Scharfe Kritik von Umweltverbänden

Die Klimaexpertin von Greenpeace Bayern, Saskia Reinbeck, betont, das Klimaziel 2040 sei der zentrale Pfeiler einer verlässlichen Energie- und Wirtschaftspolitik in Bayern. Unternehmen wie Privatpersonen hätten sich daran mit ihren wirtschaftlichen Entscheidungen orientiert. Der Beschluss schaffe große Verunsicherung und klimapolitische Mutlosigkeit. "Bayerns Klimaziel nur zwei Jahre nach seinem Inkrafttreten wieder abschaffen zu wollen, ist angesichts der immer dramatischeren Beschleunigung der Erhitzung unseres Klimas absolut unverantwortlich."

Scharfe Kritik kommt auch vom Bund Naturschutz in Bayern. "Das ist ein fatales Zeichen", erklärt der BN-Landesbeauftragte Martin Geilhufe. Die Klimakrise mache keine Pause. "Bayern als eines der wirtschaftlich stärksten Bundesländer hätte hier ein gewichtiges Zeichen setzen und in die Zukunft investieren können."

Bayerische Wirtschaft: Unternehmen entlasten

Derweil mahnt der Präsident der Vereinigung der Bayerischen Wirtschaft (vbw), Wolfram Hatz, Unternehmen bräuchten für mehr Klimaschutz die richtigen Rahmenbedingungen und wirtschaftlichen Parameter.
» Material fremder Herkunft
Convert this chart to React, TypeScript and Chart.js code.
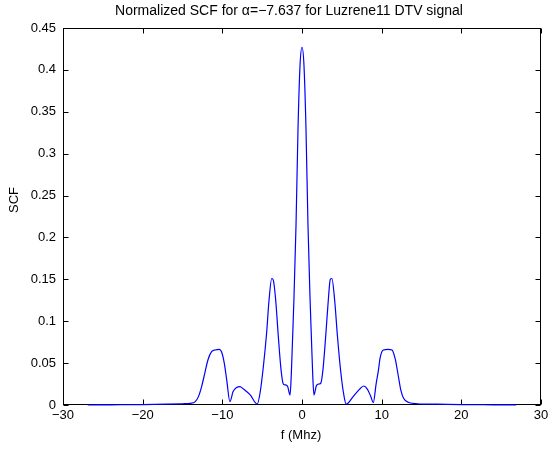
import React, { useEffect, useRef } from "react";
import { Chart, registerables } from "chart.js";

Chart.register(...registerables);

const titleText = "Normalized SCF for \u03b1=\u22127.637 for Luzrene11 DTV signal";
const xLabel = "f (Mhz)";
const yLabel = "SCF";

const xTicks = [-30, -20, -10, 0, 10, 20, 30];
const yTicks = [0, 0.05, 0.1, 0.15, 0.2, 0.25, 0.3, 0.35, 0.4, 0.45];

const freqs = [
  -26.9, -24, -20, -17, -15, -14, -13.4, -13.0, -12.6, -12.2, -11.8, -11.35, -10.9, -10.4, -10.1,
  -9.75, -9.45, -9.05, -8.65, -8.2, -7.8, -7.35, -6.5, -5.62, -5.27, -4.86, -4.45, -4.14, -3.8,
  -3.6, -3.3, -2.97, -2.63, -2.34, -2.05, -1.8, -1.5, -1.35, -1.2, -1.0, -0.75, -0.5, -0.25, 0,
  0.25, 0.5, 0.75, 1.0, 1.2, 1.35, 1.5, 1.8, 2.05, 2.35, 2.63, 2.97, 3.3, 3.55, 3.75, 4.1, 4.45,
  4.86, 5.25, 5.55, 6.5, 7.35, 7.75, 8.2, 8.6, 8.95, 9.3, 9.6, 9.8, 10.2, 10.8, 11.3, 11.7, 12.1,
  12.4, 12.75, 13.4, 14.5, 17, 20, 24, 26.9,
];

const scf = [
  0.0, 0.0002, 0.0005, 0.001, 0.0015, 0.002, 0.004, 0.01, 0.022, 0.038, 0.054, 0.0636, 0.0657,
  0.0665, 0.0636, 0.0497, 0.03, 0.004, 0.016, 0.021, 0.022, 0.019, 0.012, 0.001, 0.014, 0.045,
  0.085, 0.125, 0.151, 0.149, 0.125, 0.0815, 0.042, 0.025, 0.024, 0.022, 0.012, 0.035, 0.075,
  0.13, 0.215, 0.33, 0.405, 0.427, 0.405, 0.33, 0.215, 0.13, 0.075, 0.035, 0.012, 0.023, 0.025,
  0.026, 0.042, 0.0815, 0.125, 0.15, 0.151, 0.125, 0.082, 0.04, 0.012, 0.001, 0.011, 0.02,
  0.0227, 0.019, 0.011, 0.003, 0.025, 0.042, 0.056, 0.0657, 0.0665, 0.0657, 0.055, 0.034, 0.018,
  0.008, 0.003, 0.0015, 0.001, 0.0005, 0.0002, 0.0,
];

const FONT = "'Liberation Sans', Arial, Helvetica, sans-serif";

const fmt = (v: number) => {
  const s = String(Number(v.toFixed(2)));
  return v < 0 ? "\u2212" + s.replace("-", "") : s;
};

const framePlugin = {
  id: "matlabFrame",
  beforeDatasetsDraw(chart: any) {
    const { ctx, chartArea, scales } = chart;
    const l = Math.round(chartArea.left) + 0.5;
    const r = Math.round(chartArea.right) - 0.5;
    const t = Math.round(chartArea.top) + 0.5;
    const b = Math.round(chartArea.bottom) - 0.5;
    ctx.save();
    ctx.strokeStyle = "#000";
    ctx.lineWidth = 1;
    ctx.strokeRect(l, t, r - l, b - t);
    const tl = 5;
    ctx.beginPath();
    for (const v of xTicks) {
      const x = Math.round(scales.x.getPixelForValue(v)) + 0.5;
      ctx.moveTo(x, b);
      ctx.lineTo(x, b - tl);
      ctx.moveTo(x, t);
      ctx.lineTo(x, t + tl);
    }
    for (const v of yTicks) {
      const y = Math.round(scales.y.getPixelForValue(v)) + 0.5;
      ctx.moveTo(l, y);
      ctx.lineTo(l + tl, y);
      ctx.moveTo(r, y);
      ctx.lineTo(r - tl, y);
    }
    ctx.stroke();
    ctx.restore();
  },
  afterDraw(chart: any) {
    const { ctx } = chart;
    ctx.save();
    ctx.fillStyle = "#000";
    ctx.font = `14px ${FONT}`;
    ctx.textAlign = "center";
    ctx.textBaseline = "middle";
    ctx.fillText(titleText, 289, 11);
    ctx.font = `13px ${FONT}`;
    ctx.fillText(xLabel, 301, 435);
    ctx.translate(14, 200);
    ctx.rotate(-Math.PI / 2);
    ctx.fillText(yLabel, 0, 0);
    ctx.restore();
  },
};

export default function App() {
  const ref = useRef<HTMLCanvasElement | null>(null);
  useEffect(() => {
    if (!ref.current) return;
    const chart = new Chart(ref.current, {
      type: "line",
      data: {
        datasets: [
          {
            data: freqs.map((f, i) => ({ x: f, y: scf[i] })),
            borderColor: "#0000ff",
            borderWidth: 1.2,
            pointRadius: 0,
            fill: false,
            cubicInterpolationMode: "monotone",
            clip: 4,
          } as any,
        ],
      },
      options: {
        responsive: false,
        animation: false,
        layout: { padding: { top: 28, right: 7, left: 0, bottom: 0 }, autoPadding: false },
        plugins: { legend: { display: false }, tooltip: { enabled: false }, title: { display: false } },
        scales: {
          x: {
            type: "linear",
            min: -30,
            max: 30,
            afterFit: (s: any) => {
              s.height = 44;
              s.paddingLeft = 0;
              s.paddingRight = 0;
            },
            afterBuildTicks: (s: any) => {
              s.ticks = xTicks.map((v) => ({ value: v }));
            },
            grid: { display: false, drawTicks: false },
            border: { display: false },
            ticks: {
              padding: 3,
              maxRotation: 0,
              autoSkip: false,
              color: "#000",
              font: { family: FONT, size: 13 },
              callback: (v: any) => fmt(Number(v)),
            },
          },
          y: {
            type: "linear",
            min: 0,
            max: 0.45,
            afterFit: (s: any) => {
              s.width = 63;
              s.paddingTop = 0;
              s.paddingBottom = 0;
            },
            afterBuildTicks: (s: any) => {
              s.ticks = yTicks.map((v) => ({ value: v }));
            },
            grid: { display: false, drawTicks: false },
            border: { display: false },
            ticks: {
              padding: 7,
              autoSkip: false,
              color: "#000",
              font: { family: FONT, size: 13 },
              callback: (v: any) => fmt(Number(v)),
            },
          },
        },
      },
      plugins: [framePlugin],
    });
    return () => chart.destroy();
  }, []);
  return (
    <div style={{ position: "absolute", left: 0, top: 0, width: 548, height: 449, background: "#fff" }}>
      <canvas ref={ref} width={548} height={449} style={{ display: "block" }} />
    </div>
  );
}
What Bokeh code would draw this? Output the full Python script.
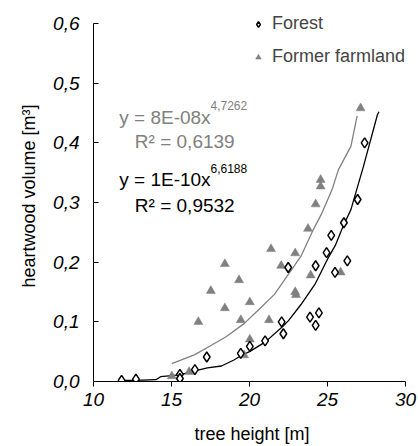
from bokeh.plotting import figure
from bokeh.models import Legend, LegendItem, Label, FixedTicker
from bokeh.embed import file_html
from bokeh.resources import INLINE

# ---- data ----
forest_x = [11.80, 12.72, 15.54, 15.54, 16.50, 17.26, 19.44, 20.02, 21.00, 22.06, 22.17, 22.48,
            23.88, 24.45, 24.24, 24.24, 24.94, 25.24, 25.48, 26.05, 26.27, 26.93, 27.38]
forest_y = [0.002, 0.004, 0.012, 0.005, 0.020, 0.041, 0.047, 0.059, 0.068, 0.100, 0.080, 0.191,
            0.108, 0.115, 0.094, 0.194, 0.216, 0.245, 0.183, 0.266, 0.202, 0.305, 0.400]

farm_x = [15.02, 16.13, 16.72, 17.52, 18.42, 18.42, 19.33, 19.44, 19.65, 20.02, 20.02, 21.25,
          21.38, 22.03, 22.93, 22.93, 22.98, 23.75, 23.92, 24.24, 24.56, 24.56, 25.84, 27.12]
farm_y = [0.009, 0.016, 0.100, 0.152, 0.197, 0.123, 0.170, 0.103, 0.044, 0.133, 0.0705, 0.103,
          0.222, 0.194, 0.215, 0.150, 0.145, 0.256, 0.178, 0.297, 0.338, 0.327, 0.183, 0.458]

# trend lines as drawn in the reference
forest_fit_x = [11.8, 12.7, 14.0, 14.3, 15.0, 15.5, 16.5, 17.3, 18.2, 19.0, 19.5, 20.0, 21.0,
                22.2, 22.5, 23.3, 24.2, 25.0, 25.5, 26.0, 26.5, 27.3, 28.2, 28.3]
forest_fit_y = [0.002, 0.002, 0.003, 0.008, 0.010, 0.011, 0.018, 0.023, 0.026, 0.036, 0.044, 0.050,
                0.066, 0.094, 0.102, 0.129, 0.163, 0.205, 0.228, 0.260, 0.288, 0.360, 0.447, 0.452]

farm_fit_x = [15.02, 16.5, 17.5, 18.5, 19.65, 20.5, 21.6, 22.5, 23.3, 24.1, 24.6, 25.3, 25.7, 26.5, 26.9]
farm_fit_y = [0.030, 0.045, 0.060, 0.075, 0.097, 0.118, 0.146, 0.180, 0.210, 0.255, 0.280, 0.322,
              0.355, 0.394, 0.445]

x_ticks = [10, 15, 20, 25, 30]
y_ticks = [0, 0.1, 0.2, 0.3, 0.4, 0.5, 0.6]
y_tick_labels = ["0,0", "0,1", "0,2", "0,3", "0,4", "0,5", "0,6"]

GRAY = "#808080"
FONT = "Liberation Sans"

# frame slightly larger than the axes (axes limited with bounds) so the legend is not clipped
p = figure(width=418, height=446, x_range=(10, 30.32), y_range=(0, 0.6217),
           output_backend="svg", toolbar_location=None,
           min_border_left=93, min_border_right=8, min_border_top=10, min_border_bottom=63)
p.grid.visible = False
p.outline_line_color = None
p.background_fill_color = "white"
p.border_fill_color = "white"

# axes
p.xaxis.ticker = FixedTicker(ticks=x_ticks)
p.yaxis.ticker = FixedTicker(ticks=y_ticks)
p.xaxis.bounds = (10, 30)
p.yaxis.bounds = (0, 0.6)
p.yaxis.major_label_overrides = {t: s for t, s in zip(y_ticks, y_tick_labels)}
for ax in (p.xaxis, p.yaxis):
    ax.axis_line_color = "black"
    ax.axis_line_width = 1
    ax.major_tick_line_color = "black"
    ax.minor_tick_line_color = None
    ax.major_label_text_font = FONT
    ax.major_label_text_font_size = "19px"
    ax.major_label_text_font_style = "italic"
    ax.major_label_text_color = "black"
    ax.axis_label_text_font = FONT
    ax.axis_label_text_font_size = "18px"
    ax.axis_label_text_font_style = "normal"
    ax.axis_label_text_color = "black"

p.xaxis.major_tick_in = 0
p.xaxis.major_tick_out = 5
p.xaxis.major_label_standoff = 6
p.xaxis.axis_label = "tree height [m]"
p.xaxis.axis_label_standoff = 15

p.yaxis.major_tick_in = 5
p.yaxis.major_tick_out = 0
p.yaxis.major_label_standoff = 14
p.yaxis.axis_label = "heartwood volume [m³]"
p.yaxis.axis_label_standoff = 11

# trend lines
p.line(farm_fit_x, farm_fit_y, line_color=GRAY, line_width=1.3)
p.line(forest_fit_x, forest_fit_y, line_color="black", line_width=1.3)

# points
r_farm = p.scatter(farm_x, farm_y, marker="triangle", size=9, fill_color=GRAY,
                   line_color=GRAY, line_width=0.5)
r_forest = p.scatter(forest_x, forest_y, marker="diamond", size=10,
                     fill_color="white", line_color="black", line_width=1.5)

legend = Legend(items=[LegendItem(label="Forest", renderers=[r_forest]),
                       LegendItem(label="Former farmland", renderers=[r_farm])],
                location=(158, 314), orientation="vertical",
                padding=0, margin=0, spacing=12, glyph_width=14, glyph_height=20,
                label_height=20, label_standoff=7,
                label_text_font=FONT, label_text_font_size="18px",
                background_fill_alpha=0, border_line_alpha=0)
p.add_layout(legend)

# equations
def lab(x, y, text, color, size):
    p.add_layout(Label(x=x, y=y, text=text, text_color=color, text_font=FONT,
                       text_font_size=size, text_baseline="middle", text_align="left"))

lab(11.65, 0.4417, "y = 8E-08x", GRAY, "19px")
lab(17.50, 0.462, "4,7262", GRAY, "12px")
lab(12.65, 0.402, "R² = 0,6139", GRAY, "19px")
lab(11.65, 0.338, "y = 1E-10x", "black", "19px")
lab(17.50, 0.357, "6,6188", "black", "12px")
lab(12.65, 0.295, "R² = 0,9532", "black", "19px")

open("out.html", "w").write(file_html(p, INLINE))
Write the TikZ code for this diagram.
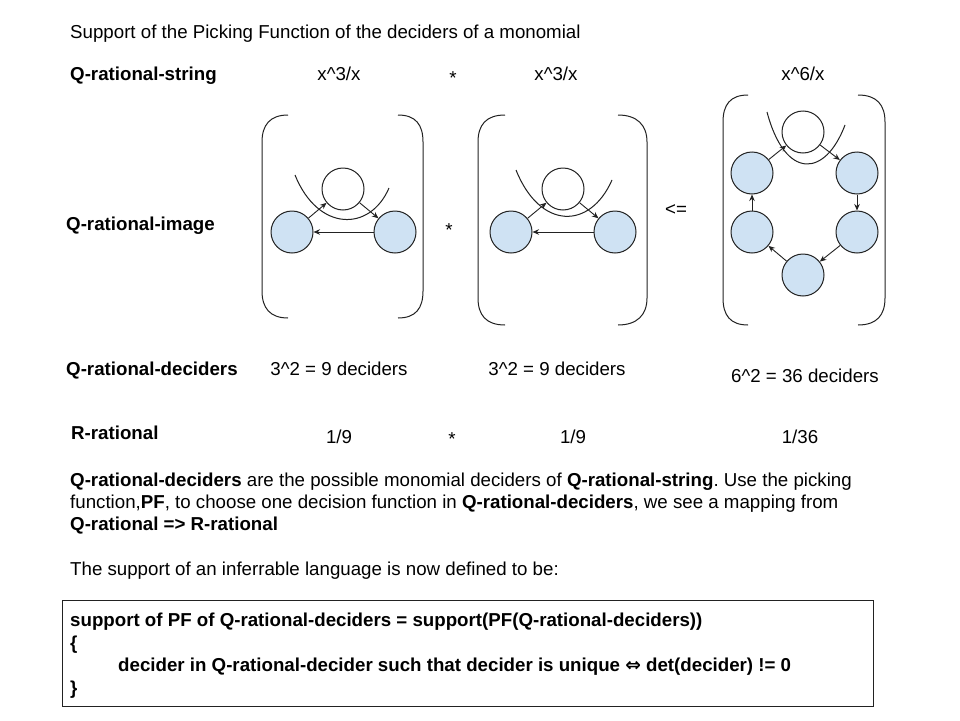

"Solange man uns (...) triezt, uns Steine in den Weg legt und wir auch nicht investieren können und nicht wollen bei einer so unsicheren Politik, dann ist es zwangsläufig, dass Klimaziele verschoben werden." Hatz fügte hinzu: "Ich fände es richtig, sie beizubehalten, aber uns Unternehmen zu ermächtigen, das Notwendige dafür zu tun."